7. Run Away at Your Own Risk
Normally, a director has the remedy of resigning as director in case of policy differences that cannot be reconciled. But running away might not be possible. In tort law, the doctrine of “last clear chance” imposes liability on the actor who fails to use all reasonable efforts, at the last minute before a disaster, to protect the imminent victim from a third-party’s foreseeable misdeeds. In corporate law, the fiduciary duty of loyalty may include a duty to not leave the corporation stranded when it falls into difficulties, since a new director might not be able to rectify the problems as quickly as the knowledgeable director seeking to walk away. So the director’s job is never done, especially if there is no easy alternative but to persevere in the exercise of prudent business judgment. No one hired you to quit when the risks are high and no one else can do a quick turn-around.
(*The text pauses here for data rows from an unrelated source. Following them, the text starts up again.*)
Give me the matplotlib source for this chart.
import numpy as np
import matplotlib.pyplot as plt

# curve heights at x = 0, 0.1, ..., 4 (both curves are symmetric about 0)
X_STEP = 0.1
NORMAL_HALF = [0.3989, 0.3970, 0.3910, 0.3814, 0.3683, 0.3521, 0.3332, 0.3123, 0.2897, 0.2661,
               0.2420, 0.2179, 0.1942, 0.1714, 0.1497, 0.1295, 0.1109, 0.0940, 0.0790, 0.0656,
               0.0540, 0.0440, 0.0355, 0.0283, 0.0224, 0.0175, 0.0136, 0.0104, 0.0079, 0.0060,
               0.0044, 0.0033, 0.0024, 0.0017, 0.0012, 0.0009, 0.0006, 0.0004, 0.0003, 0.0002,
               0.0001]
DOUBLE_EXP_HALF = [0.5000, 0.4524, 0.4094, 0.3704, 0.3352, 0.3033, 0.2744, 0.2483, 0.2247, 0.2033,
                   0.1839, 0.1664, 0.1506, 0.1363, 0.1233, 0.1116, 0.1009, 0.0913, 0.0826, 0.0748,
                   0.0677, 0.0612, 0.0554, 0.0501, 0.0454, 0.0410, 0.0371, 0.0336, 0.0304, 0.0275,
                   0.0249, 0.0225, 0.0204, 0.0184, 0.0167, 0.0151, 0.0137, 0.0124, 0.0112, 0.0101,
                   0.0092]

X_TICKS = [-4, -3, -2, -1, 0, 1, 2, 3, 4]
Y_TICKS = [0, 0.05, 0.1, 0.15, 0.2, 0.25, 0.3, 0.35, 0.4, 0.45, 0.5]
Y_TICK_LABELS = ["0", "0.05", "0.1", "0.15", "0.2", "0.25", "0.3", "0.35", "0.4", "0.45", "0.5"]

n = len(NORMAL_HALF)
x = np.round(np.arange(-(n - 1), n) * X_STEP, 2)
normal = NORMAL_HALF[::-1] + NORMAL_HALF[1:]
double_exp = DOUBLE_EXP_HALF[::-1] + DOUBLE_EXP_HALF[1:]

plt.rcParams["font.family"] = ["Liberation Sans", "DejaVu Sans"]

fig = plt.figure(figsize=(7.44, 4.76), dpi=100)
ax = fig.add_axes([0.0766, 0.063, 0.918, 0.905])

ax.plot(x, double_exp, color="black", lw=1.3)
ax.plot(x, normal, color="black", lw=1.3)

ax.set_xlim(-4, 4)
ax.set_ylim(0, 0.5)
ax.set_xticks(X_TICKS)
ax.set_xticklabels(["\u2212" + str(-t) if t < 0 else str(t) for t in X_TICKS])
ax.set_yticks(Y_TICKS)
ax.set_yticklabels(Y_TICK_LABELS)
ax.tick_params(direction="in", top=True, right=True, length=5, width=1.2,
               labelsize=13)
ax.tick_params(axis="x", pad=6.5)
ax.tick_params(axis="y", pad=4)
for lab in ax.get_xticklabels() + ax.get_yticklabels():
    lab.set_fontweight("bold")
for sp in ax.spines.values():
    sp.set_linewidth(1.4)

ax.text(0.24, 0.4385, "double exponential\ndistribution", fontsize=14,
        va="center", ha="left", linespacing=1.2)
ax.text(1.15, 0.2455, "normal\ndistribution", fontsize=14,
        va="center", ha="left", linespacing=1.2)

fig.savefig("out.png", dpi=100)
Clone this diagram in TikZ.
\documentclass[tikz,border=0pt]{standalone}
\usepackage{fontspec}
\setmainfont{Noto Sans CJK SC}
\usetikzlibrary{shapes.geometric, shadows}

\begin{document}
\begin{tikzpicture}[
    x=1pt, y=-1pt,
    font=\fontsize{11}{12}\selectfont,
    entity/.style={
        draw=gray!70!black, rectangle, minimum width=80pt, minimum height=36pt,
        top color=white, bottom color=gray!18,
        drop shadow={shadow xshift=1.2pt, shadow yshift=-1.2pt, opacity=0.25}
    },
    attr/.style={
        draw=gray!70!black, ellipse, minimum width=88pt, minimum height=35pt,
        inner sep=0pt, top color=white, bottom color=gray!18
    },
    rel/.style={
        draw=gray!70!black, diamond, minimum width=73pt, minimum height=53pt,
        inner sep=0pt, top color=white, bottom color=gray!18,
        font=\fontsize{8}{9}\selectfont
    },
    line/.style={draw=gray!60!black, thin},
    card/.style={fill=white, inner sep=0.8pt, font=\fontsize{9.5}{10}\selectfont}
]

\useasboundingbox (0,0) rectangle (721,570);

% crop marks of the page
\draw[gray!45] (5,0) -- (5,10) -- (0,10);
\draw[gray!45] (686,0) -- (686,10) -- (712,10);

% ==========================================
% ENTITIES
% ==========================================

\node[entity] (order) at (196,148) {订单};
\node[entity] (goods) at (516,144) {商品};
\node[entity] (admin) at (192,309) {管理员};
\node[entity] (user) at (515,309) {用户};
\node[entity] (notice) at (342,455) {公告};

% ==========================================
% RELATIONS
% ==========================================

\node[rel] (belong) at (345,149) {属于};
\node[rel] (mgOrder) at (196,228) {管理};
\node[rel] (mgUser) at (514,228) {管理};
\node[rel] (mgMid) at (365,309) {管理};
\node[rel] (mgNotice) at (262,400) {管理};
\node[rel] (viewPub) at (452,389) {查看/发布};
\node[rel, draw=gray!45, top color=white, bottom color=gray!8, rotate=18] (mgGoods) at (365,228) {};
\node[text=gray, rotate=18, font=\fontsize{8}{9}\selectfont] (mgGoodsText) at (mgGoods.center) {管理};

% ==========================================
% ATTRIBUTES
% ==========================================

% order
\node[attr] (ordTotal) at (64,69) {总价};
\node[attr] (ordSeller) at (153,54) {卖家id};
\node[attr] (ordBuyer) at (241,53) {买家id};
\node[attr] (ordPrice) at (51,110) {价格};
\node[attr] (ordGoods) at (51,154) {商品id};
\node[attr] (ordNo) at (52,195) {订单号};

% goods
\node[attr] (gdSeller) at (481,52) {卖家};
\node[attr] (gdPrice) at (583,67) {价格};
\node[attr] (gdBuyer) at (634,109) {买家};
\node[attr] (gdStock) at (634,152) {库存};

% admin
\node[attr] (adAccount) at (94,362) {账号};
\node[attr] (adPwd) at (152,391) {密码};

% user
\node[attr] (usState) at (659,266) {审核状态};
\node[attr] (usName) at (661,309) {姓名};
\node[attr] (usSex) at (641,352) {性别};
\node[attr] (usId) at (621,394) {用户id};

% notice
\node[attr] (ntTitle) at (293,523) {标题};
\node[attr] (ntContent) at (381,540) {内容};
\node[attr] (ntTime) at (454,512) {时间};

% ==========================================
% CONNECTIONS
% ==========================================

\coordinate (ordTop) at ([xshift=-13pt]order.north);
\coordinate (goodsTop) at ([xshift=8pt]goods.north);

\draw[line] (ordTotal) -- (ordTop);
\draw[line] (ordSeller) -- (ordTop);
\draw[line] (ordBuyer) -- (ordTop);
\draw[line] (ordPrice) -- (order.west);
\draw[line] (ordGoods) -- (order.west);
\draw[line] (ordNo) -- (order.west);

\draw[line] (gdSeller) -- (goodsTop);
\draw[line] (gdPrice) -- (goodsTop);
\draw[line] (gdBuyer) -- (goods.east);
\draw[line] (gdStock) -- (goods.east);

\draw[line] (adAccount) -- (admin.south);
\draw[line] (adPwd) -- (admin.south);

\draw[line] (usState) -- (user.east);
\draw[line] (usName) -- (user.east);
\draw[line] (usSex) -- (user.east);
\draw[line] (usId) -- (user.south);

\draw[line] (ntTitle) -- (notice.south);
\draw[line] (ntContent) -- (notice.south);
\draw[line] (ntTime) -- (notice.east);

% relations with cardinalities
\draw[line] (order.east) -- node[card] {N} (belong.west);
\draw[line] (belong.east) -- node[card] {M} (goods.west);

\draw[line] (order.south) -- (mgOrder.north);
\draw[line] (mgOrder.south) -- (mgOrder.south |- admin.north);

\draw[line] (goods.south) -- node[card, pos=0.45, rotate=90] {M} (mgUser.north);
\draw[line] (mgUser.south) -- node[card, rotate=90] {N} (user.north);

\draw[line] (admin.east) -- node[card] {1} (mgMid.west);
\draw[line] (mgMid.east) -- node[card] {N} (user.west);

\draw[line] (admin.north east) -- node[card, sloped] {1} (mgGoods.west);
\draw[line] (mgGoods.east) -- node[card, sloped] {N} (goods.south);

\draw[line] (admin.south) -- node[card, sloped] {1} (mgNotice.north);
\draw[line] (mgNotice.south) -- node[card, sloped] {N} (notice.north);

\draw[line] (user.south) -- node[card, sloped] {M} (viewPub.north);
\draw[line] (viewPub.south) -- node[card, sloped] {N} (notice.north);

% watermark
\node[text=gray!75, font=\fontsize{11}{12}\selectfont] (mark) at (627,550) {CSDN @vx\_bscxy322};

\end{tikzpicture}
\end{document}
8. Identify Your Goals as Director and Apply Early Warning Systems
In the 1960’s, the NORAD “distant early warning” system deployed advanced radar to identify incoming hostile missiles. Today’s corporate director needs a system for identifying goals personally and for the corporation, with metrics, triggers and analytics for situations hostile to the corporation. If you don’t have the time or courage to set up your own warning systems, you might consider letting someone else do the job. Or characterize your role as “just an advisor” to the board.